- Work required -
Quote the entries below from the line with "Rebuild this chart" through the line with "bar_index = list(range(70))", both ends included, and only those lines.

# start of Extracted entries

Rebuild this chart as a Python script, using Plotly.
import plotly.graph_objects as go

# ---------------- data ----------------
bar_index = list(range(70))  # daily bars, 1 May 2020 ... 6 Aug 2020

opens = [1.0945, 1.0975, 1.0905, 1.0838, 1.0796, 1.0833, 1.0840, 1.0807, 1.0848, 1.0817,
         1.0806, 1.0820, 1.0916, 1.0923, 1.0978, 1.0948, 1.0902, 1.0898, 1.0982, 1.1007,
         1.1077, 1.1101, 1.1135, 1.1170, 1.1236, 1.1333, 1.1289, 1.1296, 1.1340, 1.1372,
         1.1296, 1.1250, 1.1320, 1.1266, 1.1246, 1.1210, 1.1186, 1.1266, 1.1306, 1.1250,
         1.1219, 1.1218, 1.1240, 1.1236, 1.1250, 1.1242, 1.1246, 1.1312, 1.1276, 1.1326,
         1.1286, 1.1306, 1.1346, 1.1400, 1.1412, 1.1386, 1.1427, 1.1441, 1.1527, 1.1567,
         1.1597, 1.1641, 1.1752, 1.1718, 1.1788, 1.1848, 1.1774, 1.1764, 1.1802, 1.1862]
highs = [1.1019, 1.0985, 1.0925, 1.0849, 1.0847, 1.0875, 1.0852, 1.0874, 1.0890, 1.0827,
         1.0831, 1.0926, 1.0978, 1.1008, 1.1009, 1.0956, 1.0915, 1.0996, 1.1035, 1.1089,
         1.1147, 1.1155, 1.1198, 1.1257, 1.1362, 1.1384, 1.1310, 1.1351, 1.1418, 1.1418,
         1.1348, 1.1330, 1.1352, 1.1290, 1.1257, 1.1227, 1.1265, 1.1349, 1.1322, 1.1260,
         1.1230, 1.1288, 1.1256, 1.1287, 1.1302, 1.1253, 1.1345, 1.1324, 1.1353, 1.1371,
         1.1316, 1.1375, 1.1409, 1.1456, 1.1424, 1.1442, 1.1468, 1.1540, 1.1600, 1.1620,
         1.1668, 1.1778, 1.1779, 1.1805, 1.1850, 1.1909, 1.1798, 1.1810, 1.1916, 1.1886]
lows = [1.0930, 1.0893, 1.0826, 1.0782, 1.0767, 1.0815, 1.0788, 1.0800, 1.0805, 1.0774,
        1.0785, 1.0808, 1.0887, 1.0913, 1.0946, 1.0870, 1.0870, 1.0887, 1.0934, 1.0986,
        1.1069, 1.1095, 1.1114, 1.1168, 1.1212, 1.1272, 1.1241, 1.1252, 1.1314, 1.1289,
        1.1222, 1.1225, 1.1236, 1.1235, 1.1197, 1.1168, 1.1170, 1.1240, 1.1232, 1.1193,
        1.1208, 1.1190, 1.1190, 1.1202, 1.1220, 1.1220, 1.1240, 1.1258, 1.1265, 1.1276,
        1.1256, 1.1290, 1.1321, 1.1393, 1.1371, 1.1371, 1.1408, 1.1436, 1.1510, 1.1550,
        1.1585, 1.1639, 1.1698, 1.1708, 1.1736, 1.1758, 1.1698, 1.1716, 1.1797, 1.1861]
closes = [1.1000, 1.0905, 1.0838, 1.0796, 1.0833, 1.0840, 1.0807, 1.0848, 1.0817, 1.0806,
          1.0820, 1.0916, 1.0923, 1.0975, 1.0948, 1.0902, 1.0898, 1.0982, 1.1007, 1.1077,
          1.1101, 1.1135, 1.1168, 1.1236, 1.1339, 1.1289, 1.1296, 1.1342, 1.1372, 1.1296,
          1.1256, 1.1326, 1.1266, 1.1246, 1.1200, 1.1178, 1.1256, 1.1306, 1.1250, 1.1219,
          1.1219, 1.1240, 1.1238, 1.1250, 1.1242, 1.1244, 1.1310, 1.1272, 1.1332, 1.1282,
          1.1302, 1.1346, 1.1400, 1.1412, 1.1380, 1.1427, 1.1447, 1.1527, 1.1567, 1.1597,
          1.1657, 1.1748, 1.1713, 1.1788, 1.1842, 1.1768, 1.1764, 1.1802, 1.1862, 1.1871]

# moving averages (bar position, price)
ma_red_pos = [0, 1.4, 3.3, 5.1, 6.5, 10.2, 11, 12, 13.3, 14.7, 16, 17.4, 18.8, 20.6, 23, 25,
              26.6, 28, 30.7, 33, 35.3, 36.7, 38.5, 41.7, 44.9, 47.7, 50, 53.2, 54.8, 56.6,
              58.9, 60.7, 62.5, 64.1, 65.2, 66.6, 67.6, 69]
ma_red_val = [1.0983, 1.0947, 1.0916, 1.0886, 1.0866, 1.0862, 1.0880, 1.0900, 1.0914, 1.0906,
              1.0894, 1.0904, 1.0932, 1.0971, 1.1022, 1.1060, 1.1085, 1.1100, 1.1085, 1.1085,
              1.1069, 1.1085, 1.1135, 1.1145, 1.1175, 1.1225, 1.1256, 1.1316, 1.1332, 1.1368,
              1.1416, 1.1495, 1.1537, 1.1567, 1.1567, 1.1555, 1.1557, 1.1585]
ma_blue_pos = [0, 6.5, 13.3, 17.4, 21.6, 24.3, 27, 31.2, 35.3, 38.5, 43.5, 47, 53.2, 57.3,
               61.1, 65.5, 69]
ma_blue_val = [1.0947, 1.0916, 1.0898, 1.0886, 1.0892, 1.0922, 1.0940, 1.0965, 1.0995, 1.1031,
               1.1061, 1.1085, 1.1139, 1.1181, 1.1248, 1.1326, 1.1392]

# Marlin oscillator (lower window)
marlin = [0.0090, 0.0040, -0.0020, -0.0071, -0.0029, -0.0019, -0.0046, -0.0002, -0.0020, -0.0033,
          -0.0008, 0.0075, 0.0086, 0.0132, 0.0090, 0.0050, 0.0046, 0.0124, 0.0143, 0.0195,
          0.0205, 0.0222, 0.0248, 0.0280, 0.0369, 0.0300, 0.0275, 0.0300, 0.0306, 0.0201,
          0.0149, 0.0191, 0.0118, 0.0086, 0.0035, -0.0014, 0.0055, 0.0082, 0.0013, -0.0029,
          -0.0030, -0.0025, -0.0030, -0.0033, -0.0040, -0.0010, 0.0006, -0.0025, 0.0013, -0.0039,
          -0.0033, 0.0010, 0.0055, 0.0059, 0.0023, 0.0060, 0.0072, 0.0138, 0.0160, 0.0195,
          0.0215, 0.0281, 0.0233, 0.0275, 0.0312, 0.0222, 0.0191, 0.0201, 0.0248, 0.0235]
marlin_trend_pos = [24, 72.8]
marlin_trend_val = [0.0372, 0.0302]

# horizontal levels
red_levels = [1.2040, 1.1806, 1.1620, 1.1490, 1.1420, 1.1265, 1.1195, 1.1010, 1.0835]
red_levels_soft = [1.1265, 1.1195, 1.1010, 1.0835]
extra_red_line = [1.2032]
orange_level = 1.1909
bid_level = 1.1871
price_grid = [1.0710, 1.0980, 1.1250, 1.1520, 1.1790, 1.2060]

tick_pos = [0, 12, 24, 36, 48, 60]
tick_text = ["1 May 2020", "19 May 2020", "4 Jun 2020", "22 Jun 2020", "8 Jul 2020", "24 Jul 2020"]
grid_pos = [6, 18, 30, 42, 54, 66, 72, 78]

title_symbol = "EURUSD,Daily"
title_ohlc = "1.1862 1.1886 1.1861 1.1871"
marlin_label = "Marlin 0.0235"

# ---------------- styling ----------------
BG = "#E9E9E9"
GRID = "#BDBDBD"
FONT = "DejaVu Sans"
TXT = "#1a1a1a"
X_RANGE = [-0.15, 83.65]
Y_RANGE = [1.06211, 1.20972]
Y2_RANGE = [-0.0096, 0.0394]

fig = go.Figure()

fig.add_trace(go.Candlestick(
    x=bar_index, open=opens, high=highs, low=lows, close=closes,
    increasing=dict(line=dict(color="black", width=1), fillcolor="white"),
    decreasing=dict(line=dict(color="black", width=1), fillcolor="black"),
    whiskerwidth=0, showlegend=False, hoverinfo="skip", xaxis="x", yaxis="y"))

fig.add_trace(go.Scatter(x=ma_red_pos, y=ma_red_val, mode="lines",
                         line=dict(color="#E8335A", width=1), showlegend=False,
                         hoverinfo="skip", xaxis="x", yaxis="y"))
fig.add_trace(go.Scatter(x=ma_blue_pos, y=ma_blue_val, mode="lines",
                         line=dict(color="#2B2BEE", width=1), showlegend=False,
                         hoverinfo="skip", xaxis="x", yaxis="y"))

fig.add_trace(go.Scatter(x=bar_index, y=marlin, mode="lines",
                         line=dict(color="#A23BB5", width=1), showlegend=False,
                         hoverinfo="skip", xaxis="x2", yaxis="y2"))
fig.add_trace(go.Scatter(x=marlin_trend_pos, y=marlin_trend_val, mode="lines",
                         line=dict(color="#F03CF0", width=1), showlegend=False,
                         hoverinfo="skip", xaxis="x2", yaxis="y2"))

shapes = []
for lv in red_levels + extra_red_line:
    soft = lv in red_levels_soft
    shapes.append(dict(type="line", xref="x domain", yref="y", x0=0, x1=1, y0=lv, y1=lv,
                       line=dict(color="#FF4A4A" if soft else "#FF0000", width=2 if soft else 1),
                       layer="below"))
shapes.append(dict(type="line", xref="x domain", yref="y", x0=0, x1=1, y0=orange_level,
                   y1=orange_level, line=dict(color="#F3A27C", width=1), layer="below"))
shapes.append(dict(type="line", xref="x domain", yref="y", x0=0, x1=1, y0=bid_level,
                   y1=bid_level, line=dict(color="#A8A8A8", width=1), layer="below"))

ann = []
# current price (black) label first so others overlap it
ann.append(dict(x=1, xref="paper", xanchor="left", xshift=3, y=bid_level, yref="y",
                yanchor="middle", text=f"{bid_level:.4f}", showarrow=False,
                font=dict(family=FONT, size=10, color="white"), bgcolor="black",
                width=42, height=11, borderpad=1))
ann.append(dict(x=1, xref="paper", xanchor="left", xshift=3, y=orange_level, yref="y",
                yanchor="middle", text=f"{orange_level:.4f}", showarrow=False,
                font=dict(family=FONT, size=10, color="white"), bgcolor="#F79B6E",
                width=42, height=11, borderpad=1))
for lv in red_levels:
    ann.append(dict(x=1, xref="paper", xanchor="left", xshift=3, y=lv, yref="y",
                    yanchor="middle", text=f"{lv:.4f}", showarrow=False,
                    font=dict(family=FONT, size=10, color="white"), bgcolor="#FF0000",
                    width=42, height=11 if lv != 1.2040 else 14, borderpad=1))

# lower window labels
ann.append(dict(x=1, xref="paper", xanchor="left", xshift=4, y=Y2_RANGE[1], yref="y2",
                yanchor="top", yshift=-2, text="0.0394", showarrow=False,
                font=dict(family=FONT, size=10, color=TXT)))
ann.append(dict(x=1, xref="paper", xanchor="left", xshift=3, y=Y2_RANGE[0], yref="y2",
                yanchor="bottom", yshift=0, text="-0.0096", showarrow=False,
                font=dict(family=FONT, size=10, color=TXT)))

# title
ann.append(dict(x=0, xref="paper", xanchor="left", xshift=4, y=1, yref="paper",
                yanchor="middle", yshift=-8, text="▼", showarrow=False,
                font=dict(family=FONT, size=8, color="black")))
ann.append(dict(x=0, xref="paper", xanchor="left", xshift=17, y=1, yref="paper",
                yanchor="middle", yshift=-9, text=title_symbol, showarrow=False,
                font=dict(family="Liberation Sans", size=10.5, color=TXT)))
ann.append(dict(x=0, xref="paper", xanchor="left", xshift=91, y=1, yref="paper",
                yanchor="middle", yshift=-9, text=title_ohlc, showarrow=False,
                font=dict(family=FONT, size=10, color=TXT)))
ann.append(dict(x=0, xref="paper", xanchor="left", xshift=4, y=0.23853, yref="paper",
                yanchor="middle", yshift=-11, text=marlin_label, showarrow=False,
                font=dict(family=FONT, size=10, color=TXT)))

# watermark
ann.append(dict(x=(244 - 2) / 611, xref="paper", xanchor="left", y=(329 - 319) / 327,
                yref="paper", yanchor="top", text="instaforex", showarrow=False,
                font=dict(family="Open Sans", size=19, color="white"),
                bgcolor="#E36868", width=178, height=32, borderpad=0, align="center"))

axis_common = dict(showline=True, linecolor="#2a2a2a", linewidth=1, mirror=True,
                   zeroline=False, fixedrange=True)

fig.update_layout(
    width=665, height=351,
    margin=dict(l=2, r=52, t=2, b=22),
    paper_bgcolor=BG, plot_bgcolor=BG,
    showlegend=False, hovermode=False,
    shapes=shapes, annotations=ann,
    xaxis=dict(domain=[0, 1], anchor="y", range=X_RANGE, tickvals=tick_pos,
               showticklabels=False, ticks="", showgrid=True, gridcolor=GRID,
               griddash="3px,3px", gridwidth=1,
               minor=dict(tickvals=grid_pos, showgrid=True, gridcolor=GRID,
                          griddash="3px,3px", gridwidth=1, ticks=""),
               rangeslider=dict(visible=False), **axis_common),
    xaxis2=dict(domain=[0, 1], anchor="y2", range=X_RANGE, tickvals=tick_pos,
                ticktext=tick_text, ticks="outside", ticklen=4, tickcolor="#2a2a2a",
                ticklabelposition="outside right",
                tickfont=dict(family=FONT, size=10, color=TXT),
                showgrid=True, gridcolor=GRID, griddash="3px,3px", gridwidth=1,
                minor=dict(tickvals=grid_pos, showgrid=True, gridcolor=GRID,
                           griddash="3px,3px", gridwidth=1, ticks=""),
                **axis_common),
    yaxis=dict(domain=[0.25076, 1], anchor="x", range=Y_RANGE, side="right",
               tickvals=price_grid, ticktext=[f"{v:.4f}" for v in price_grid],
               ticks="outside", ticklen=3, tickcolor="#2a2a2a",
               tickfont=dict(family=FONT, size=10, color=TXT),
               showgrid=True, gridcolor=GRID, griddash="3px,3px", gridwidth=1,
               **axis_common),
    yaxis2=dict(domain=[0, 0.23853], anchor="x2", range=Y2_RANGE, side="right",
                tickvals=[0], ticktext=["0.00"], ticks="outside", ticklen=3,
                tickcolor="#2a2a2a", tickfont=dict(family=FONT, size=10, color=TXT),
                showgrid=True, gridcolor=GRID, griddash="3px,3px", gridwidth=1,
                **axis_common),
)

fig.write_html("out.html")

# end of Extracted entries
# start of Extracted entries

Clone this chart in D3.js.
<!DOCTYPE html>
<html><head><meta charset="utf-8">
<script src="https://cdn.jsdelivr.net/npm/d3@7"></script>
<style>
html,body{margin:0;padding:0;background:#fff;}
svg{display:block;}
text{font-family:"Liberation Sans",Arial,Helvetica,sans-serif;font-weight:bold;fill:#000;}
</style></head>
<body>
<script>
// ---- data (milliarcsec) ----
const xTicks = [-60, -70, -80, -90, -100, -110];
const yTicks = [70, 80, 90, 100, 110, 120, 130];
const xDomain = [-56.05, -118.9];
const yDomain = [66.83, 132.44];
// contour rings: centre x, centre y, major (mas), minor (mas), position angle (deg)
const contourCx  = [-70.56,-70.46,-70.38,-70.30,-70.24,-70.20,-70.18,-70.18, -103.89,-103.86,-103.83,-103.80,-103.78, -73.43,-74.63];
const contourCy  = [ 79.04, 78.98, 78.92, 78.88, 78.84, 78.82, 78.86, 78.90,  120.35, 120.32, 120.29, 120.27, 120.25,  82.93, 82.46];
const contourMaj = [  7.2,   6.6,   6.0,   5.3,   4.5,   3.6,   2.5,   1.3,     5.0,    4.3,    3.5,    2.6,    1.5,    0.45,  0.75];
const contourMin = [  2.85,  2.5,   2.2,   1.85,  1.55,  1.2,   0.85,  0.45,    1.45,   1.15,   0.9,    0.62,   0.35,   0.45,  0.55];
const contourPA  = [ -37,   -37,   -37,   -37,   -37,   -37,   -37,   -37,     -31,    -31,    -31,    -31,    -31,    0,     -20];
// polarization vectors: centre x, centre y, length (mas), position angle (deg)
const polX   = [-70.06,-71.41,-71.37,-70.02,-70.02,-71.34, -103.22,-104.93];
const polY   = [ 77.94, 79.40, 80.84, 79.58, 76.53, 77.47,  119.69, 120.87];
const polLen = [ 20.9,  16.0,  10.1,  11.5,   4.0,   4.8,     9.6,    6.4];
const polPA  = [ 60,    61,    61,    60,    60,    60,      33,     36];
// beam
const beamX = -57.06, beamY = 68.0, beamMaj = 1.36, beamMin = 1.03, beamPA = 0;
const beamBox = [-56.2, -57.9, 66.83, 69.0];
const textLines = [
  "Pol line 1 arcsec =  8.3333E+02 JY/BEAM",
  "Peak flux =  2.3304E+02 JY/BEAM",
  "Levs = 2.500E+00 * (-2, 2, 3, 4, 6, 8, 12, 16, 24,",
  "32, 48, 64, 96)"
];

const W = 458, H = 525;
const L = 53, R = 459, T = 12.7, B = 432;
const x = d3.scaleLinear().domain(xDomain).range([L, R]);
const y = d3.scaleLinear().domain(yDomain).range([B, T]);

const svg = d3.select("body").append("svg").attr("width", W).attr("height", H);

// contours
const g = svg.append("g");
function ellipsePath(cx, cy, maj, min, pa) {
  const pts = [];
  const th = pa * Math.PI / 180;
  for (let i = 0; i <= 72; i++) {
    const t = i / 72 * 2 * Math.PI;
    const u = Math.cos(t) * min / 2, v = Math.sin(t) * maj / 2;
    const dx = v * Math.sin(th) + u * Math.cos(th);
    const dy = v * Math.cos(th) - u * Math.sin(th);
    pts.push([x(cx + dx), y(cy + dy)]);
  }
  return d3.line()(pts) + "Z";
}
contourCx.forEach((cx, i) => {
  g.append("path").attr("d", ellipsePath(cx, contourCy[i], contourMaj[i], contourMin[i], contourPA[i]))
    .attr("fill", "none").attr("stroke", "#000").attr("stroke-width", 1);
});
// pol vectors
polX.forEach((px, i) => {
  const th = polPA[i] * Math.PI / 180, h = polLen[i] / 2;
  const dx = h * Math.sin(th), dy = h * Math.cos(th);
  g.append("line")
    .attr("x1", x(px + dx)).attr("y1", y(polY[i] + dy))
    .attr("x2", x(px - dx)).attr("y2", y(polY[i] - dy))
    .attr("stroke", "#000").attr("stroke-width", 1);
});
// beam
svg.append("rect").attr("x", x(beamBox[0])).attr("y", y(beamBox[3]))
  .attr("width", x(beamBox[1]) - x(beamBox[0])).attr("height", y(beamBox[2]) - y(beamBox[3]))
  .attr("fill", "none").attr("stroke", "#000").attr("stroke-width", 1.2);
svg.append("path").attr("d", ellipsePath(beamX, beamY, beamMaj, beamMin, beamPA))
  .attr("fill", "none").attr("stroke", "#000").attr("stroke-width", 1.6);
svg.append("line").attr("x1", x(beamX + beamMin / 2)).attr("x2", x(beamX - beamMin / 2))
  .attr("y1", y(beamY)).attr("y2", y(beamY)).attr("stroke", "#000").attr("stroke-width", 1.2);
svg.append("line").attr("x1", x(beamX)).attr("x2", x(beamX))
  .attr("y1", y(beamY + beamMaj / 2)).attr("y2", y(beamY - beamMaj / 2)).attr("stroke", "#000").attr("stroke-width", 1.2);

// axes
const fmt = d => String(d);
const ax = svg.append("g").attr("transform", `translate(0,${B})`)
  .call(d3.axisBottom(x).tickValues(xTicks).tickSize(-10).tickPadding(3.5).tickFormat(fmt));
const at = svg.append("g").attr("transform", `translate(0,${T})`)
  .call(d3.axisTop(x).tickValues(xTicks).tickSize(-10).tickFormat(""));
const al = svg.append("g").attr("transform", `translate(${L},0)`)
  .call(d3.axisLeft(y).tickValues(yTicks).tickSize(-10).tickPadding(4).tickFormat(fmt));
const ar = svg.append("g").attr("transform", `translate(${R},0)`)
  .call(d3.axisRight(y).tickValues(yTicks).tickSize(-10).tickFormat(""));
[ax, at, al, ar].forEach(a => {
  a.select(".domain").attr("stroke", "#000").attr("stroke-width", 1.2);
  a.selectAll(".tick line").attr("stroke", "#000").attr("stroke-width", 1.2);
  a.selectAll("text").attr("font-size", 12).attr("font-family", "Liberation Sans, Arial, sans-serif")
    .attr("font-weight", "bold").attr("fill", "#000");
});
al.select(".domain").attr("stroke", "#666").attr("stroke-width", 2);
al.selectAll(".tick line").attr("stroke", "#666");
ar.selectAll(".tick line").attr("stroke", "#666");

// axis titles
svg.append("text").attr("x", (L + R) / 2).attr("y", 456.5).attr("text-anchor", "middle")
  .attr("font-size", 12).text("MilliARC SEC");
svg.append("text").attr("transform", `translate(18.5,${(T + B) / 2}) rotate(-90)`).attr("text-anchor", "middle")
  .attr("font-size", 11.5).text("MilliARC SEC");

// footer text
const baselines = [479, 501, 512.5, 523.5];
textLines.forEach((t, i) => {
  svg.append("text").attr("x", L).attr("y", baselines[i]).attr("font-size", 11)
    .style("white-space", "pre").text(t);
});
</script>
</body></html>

# end of Extracted entries
# start of Extracted entries

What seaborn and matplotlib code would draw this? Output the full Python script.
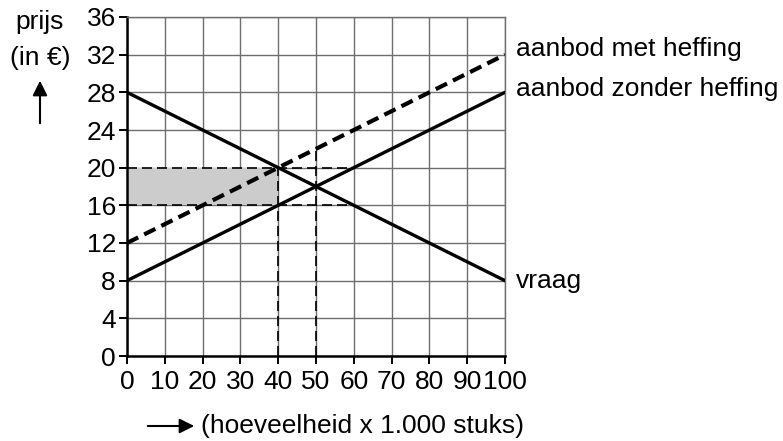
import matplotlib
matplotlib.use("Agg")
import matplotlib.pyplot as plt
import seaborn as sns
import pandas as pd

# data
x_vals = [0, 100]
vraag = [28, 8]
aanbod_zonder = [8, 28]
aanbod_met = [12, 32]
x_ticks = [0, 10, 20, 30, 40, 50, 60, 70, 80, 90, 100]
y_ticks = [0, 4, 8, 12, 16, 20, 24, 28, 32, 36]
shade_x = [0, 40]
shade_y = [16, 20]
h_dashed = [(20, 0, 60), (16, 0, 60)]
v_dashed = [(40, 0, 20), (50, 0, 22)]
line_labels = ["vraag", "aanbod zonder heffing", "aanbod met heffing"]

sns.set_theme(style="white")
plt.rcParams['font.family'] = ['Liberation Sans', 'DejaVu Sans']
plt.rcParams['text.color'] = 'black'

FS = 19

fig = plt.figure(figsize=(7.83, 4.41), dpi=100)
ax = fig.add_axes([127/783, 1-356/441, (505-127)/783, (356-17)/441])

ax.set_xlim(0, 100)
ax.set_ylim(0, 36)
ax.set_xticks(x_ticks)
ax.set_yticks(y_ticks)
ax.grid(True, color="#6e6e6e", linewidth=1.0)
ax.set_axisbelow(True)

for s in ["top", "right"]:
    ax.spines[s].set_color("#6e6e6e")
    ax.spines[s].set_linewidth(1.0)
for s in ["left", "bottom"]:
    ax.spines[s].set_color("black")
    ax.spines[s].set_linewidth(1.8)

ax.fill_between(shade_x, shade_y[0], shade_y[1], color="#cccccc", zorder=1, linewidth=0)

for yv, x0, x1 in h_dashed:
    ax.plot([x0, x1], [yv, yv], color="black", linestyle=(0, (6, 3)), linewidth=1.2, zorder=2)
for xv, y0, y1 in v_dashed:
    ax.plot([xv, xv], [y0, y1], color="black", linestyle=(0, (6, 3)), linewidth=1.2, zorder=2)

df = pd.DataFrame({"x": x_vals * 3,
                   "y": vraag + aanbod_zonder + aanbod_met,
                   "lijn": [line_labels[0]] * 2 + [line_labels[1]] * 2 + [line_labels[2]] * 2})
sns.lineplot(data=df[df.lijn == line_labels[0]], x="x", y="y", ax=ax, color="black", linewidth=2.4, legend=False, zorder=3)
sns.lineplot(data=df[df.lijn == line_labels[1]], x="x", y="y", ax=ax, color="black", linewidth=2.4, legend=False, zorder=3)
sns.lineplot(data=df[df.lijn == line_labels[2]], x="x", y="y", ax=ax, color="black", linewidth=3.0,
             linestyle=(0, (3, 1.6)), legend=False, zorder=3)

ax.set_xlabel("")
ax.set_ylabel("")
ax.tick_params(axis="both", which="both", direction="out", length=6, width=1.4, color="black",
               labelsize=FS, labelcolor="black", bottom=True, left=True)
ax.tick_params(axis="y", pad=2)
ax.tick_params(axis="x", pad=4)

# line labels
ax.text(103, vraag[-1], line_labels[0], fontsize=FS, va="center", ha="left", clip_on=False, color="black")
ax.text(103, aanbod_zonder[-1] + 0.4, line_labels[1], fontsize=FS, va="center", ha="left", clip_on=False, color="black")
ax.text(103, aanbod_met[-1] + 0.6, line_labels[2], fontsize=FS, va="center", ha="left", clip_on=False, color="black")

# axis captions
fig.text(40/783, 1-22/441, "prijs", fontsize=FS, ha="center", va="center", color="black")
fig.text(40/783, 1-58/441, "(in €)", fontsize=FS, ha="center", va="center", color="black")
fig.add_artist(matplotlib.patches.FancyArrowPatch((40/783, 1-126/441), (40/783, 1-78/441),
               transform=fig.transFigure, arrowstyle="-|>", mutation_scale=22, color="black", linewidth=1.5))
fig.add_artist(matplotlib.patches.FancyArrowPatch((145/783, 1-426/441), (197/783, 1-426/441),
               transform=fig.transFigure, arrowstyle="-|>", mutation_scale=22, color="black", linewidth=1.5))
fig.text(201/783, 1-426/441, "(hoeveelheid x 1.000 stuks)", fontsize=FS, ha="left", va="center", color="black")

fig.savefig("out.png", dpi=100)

# end of Extracted entries

- Full answer -
Rebuild this chart as a Python script, using Plotly.
import plotly.graph_objects as go

# ---------------- data ----------------
bar_index = list(range(70))  # daily bars, 1 May 2020 ... 6 Aug 2020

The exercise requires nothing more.